++++ MATERIAL PROVIDED

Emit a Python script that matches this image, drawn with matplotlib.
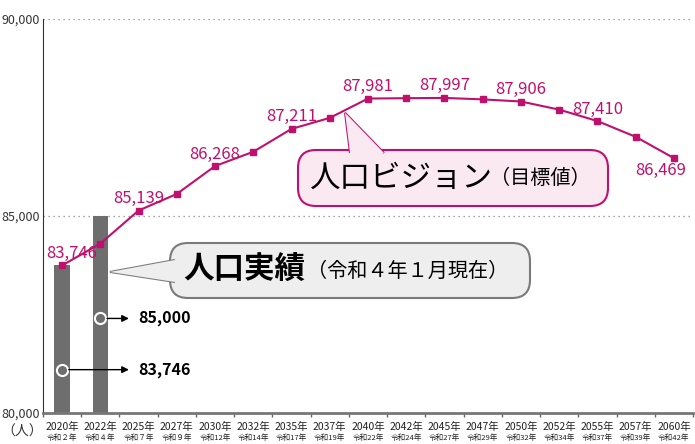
import numpy as np
import matplotlib.pyplot as plt
from matplotlib.patches import FancyBboxPatch, Polygon
from matplotlib.transforms import Affine2D

plt.rcParams['font.family'] = ['Noto Sans CJK JP', 'DejaVu Sans']

# data
years = ["2020年", "2022年", "2025年", "2027年", "2030年", "2032年", "2035年", "2037年", "2040年",
         "2042年", "2045年", "2047年", "2050年", "2052年", "2055年", "2057年", "2060年"]
reiwa = ["令和２年", "令和４年", "令和７年", "令和９年", "令和12年", "令和14年", "令和17年", "令和19年",
         "令和22年", "令和24年", "令和27年", "令和29年", "令和32年", "令和34年", "令和37年", "令和39年", "令和42年"]
vision = [83746, 84300, 85139, 85560, 86268, 86630, 87211, 87490, 87981,
          87990, 87997, 87960, 87906, 87700, 87410, 87010, 86469]
labeled = [0, 2, 4, 6, 8, 10, 12, 14, 16]
actual = [83746, 85000]

W, H = 695, 444
MAG = "#c0106e"

fig = plt.figure(figsize=(W / 100, H / 100), dpi=100)
ax = fig.add_axes([43 / W, 31 / H, 650 / W, 394 / H])
x = np.arange(len(years))

ax.bar(x[:2], actual, width=0.4, color="#6e6e6e", zorder=2)
ax.plot(x, vision, color=MAG, lw=1.5, marker="s", ms=4.5, zorder=3)

for i in labeled:
    if i == 16:
        ax.text(x[i] - 0.35, vision[i] - 90, f"{vision[i]:,}", color=MAG, fontsize=12,
                ha="center", va="top", zorder=4)
    else:
        dx = 0.25 if i == 0 else 0
        ax.text(x[i] + dx, vision[i] + 90, f"{vision[i]:,}", color=MAG, fontsize=12,
                ha="center", va="bottom", zorder=4)

ax.set_xlim(-0.5, len(years) - 0.5)
ax.set_ylim(80000, 90000)
ax.set_yticks([80000, 85000, 90000])
ax.set_yticklabels([f"{v:,}" for v in [80000, 85000, 90000]], fontsize=9, color="#333333")
ax.tick_params(axis="y", length=0, pad=2)
for v in [85000, 90000]:
    ax.axhline(v, color="#888888", lw=0.9, ls=(0, (1, 3)), zorder=1)

ax.set_xticks(np.arange(len(years) + 1) - 0.5)
ax.set_xticklabels([])
ax.tick_params(axis="x", length=3, width=1, color="#666666")
for s in ["top", "right"]:
    ax.spines[s].set_visible(False)
ax.spines["left"].set_color("#333333")
ax.spines["bottom"].set_color("#777777")
ax.spines["bottom"].set_linewidth(2)

for i in range(len(years)):
    ax.text(x[i], -0.035, years[i], transform=ax.get_xaxis_transform(), ha="center", va="center",
            fontsize=7.5, color="#222222")
    ax.text(x[i], -0.064, reiwa[i], transform=ax.get_xaxis_transform(), ha="center", va="center",
            fontsize=5.5, color="#222222")
fig.text(22 / W, 1 - 432 / H, "（人）", ha="center", va="center", fontsize=10, color="#333333")

# circles + arrows for actual values
for i, v in enumerate(actual):
    cy = 81100 if i == 0 else 82400
    ax.plot(x[i], cy, "o", ms=8, mfc="#6e6e6e", mec="white", mew=1.5, zorder=5)
    ax.annotate("", xy=(1.82, cy), xytext=(x[i] + 0.1, cy),
                arrowprops=dict(arrowstyle="-|>", color="black", lw=1, mutation_scale=10), zorder=5)
    ax.text(1.98, cy, f"{v:,}", fontsize=11.5, fontweight="bold", ha="left", va="center")

# callouts in pixel coordinates (origin top-left)
px = Affine2D().scale(1, -1).translate(0, H)


def callout(x0, y0, x1, y1, base, tip, fc, ec):
    box = FancyBboxPatch((x0, y0), x1 - x0, y1 - y0, boxstyle="round,pad=0,rounding_size=18",
                         fc=fc, ec=ec, lw=1.5, transform=px, zorder=6)
    fig.add_artist(box)
    tri = Polygon([base[0], tip, base[1]], closed=False, fc=fc, ec=ec, lw=1.5,
                  transform=px, zorder=7)
    fig.add_artist(tri)
    cover = Polygon([base[0], tip, base[1]], closed=True, fc=fc, ec="none",
                    transform=px, zorder=8)
    fig.add_artist(cover)


tx, ty = ax.transData.transform((1.25, 83580))
callout(170, 243, 530, 298, [(175, 260), (175, 282)], (tx, H - ty), "#eeeeee", "#7a7a7a")
tx, ty = ax.transData.transform((7.4, 87620))
callout(298, 150, 608, 206, [(350, 153), (384, 153)], (tx, H - ty), "#fbe9f1", MAG)

fig.text(183 / W, 1 - 270 / H, "人口実績", fontsize=22, fontweight="bold", ha="left", va="center", zorder=9)
fig.text(307 / W, 1 - 271 / H, "（令和４年１月現在）", fontsize=14.5, ha="left", va="center", zorder=9)
fig.text(310 / W, 1 - 178 / H, "人口ビジョン", fontsize=22, ha="left", va="center", zorder=9)
fig.text(490 / W, 1 - 179 / H, "（目標値）", fontsize=14.5, ha="left", va="center", zorder=9)

fig.savefig("out.png", dpi=100)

++++++++

Repeat the material above in full and exactly, omitting the pictures.

Emit a Python script that matches this image, drawn with matplotlib.
import numpy as np
import matplotlib.pyplot as plt
from matplotlib.patches import FancyBboxPatch, Polygon
from matplotlib.transforms import Affine2D

plt.rcParams['font.family'] = ['Noto Sans CJK JP', 'DejaVu Sans']

# data
years = ["2020年", "2022年", "2025年", "2027年", "2030年", "2032年", "2035年", "2037年", "2040年",
         "2042年", "2045年", "2047年", "2050年", "2052年", "2055年", "2057年", "2060年"]
reiwa = ["令和２年", "令和４年", "令和７年", "令和９年", "令和12年", "令和14年", "令和17年", "令和19年",
         "令和22年", "令和24年", "令和27年", "令和29年", "令和32年", "令和34年", "令和37年", "令和39年", "令和42年"]
vision = [83746, 84300, 85139, 85560, 86268, 86630, 87211, 87490, 87981,
          87990, 87997, 87960, 87906, 87700, 87410, 87010, 86469]
labeled = [0, 2, 4, 6, 8, 10, 12, 14, 16]
actual = [83746, 85000]

W, H = 695, 444
MAG = "#c0106e"

fig = plt.figure(figsize=(W / 100, H / 100), dpi=100)
ax = fig.add_axes([43 / W, 31 / H, 650 / W, 394 / H])
x = np.arange(len(years))

ax.bar(x[:2], actual, width=0.4, color="#6e6e6e", zorder=2)
ax.plot(x, vision, color=MAG, lw=1.5, marker="s", ms=4.5, zorder=3)

for i in labeled:
    if i == 16:
        ax.text(x[i] - 0.35, vision[i] - 90, f"{vision[i]:,}", color=MAG, fontsize=12,
                ha="center", va="top", zorder=4)
    else:
        dx = 0.25 if i == 0 else 0
        ax.text(x[i] + dx, vision[i] + 90, f"{vision[i]:,}", color=MAG, fontsize=12,
                ha="center", va="bottom", zorder=4)

ax.set_xlim(-0.5, len(years) - 0.5)
ax.set_ylim(80000, 90000)
ax.set_yticks([80000, 85000, 90000])
ax.set_yticklabels([f"{v:,}" for v in [80000, 85000, 90000]], fontsize=9, color="#333333")
ax.tick_params(axis="y", length=0, pad=2)
for v in [85000, 90000]:
    ax.axhline(v, color="#888888", lw=0.9, ls=(0, (1, 3)), zorder=1)

ax.set_xticks(np.arange(len(years) + 1) - 0.5)
ax.set_xticklabels([])
ax.tick_params(axis="x", length=3, width=1, color="#666666")
for s in ["top", "right"]:
    ax.spines[s].set_visible(False)
ax.spines["left"].set_color("#333333")
ax.spines["bottom"].set_color("#777777")
ax.spines["bottom"].set_linewidth(2)

for i in range(len(years)):
    ax.text(x[i], -0.035, years[i], transform=ax.get_xaxis_transform(), ha="center", va="center",
            fontsize=7.5, color="#222222")
    ax.text(x[i], -0.064, reiwa[i], transform=ax.get_xaxis_transform(), ha="center", va="center",
            fontsize=5.5, color="#222222")
fig.text(22 / W, 1 - 432 / H, "（人）", ha="center", va="center", fontsize=10, color="#333333")

# circles + arrows for actual values
for i, v in enumerate(actual):
    cy = 81100 if i == 0 else 82400
    ax.plot(x[i], cy, "o", ms=8, mfc="#6e6e6e", mec="white", mew=1.5, zorder=5)
    ax.annotate("", xy=(1.82, cy), xytext=(x[i] + 0.1, cy),
                arrowprops=dict(arrowstyle="-|>", color="black", lw=1, mutation_scale=10), zorder=5)
    ax.text(1.98, cy, f"{v:,}", fontsize=11.5, fontweight="bold", ha="left", va="center")

# callouts in pixel coordinates (origin top-left)
px = Affine2D().scale(1, -1).translate(0, H)


def callout(x0, y0, x1, y1, base, tip, fc, ec):
    box = FancyBboxPatch((x0, y0), x1 - x0, y1 - y0, boxstyle="round,pad=0,rounding_size=18",
                         fc=fc, ec=ec, lw=1.5, transform=px, zorder=6)
    fig.add_artist(box)
    tri = Polygon([base[0], tip, base[1]], closed=False, fc=fc, ec=ec, lw=1.5,
                  transform=px, zorder=7)
    fig.add_artist(tri)
    cover = Polygon([base[0], tip, base[1]], closed=True, fc=fc, ec="none",
                    transform=px, zorder=8)
    fig.add_artist(cover)


tx, ty = ax.transData.transform((1.25, 83580))
callout(170, 243, 530, 298, [(175, 260), (175, 282)], (tx, H - ty), "#eeeeee", "#7a7a7a")
tx, ty = ax.transData.transform((7.4, 87620))
callout(298, 150, 608, 206, [(350, 153), (384, 153)], (tx, H - ty), "#fbe9f1", MAG)

fig.text(183 / W, 1 - 270 / H, "人口実績", fontsize=22, fontweight="bold", ha="left", va="center", zorder=9)
fig.text(307 / W, 1 - 271 / H, "（令和４年１月現在）", fontsize=14.5, ha="left", va="center", zorder=9)
fig.text(310 / W, 1 - 178 / H, "人口ビジョン", fontsize=22, ha="left", va="center", zorder=9)
fig.text(490 / W, 1 - 179 / H, "（目標値）", fontsize=14.5, ha="left", va="center", zorder=9)

fig.savefig("out.png", dpi=100)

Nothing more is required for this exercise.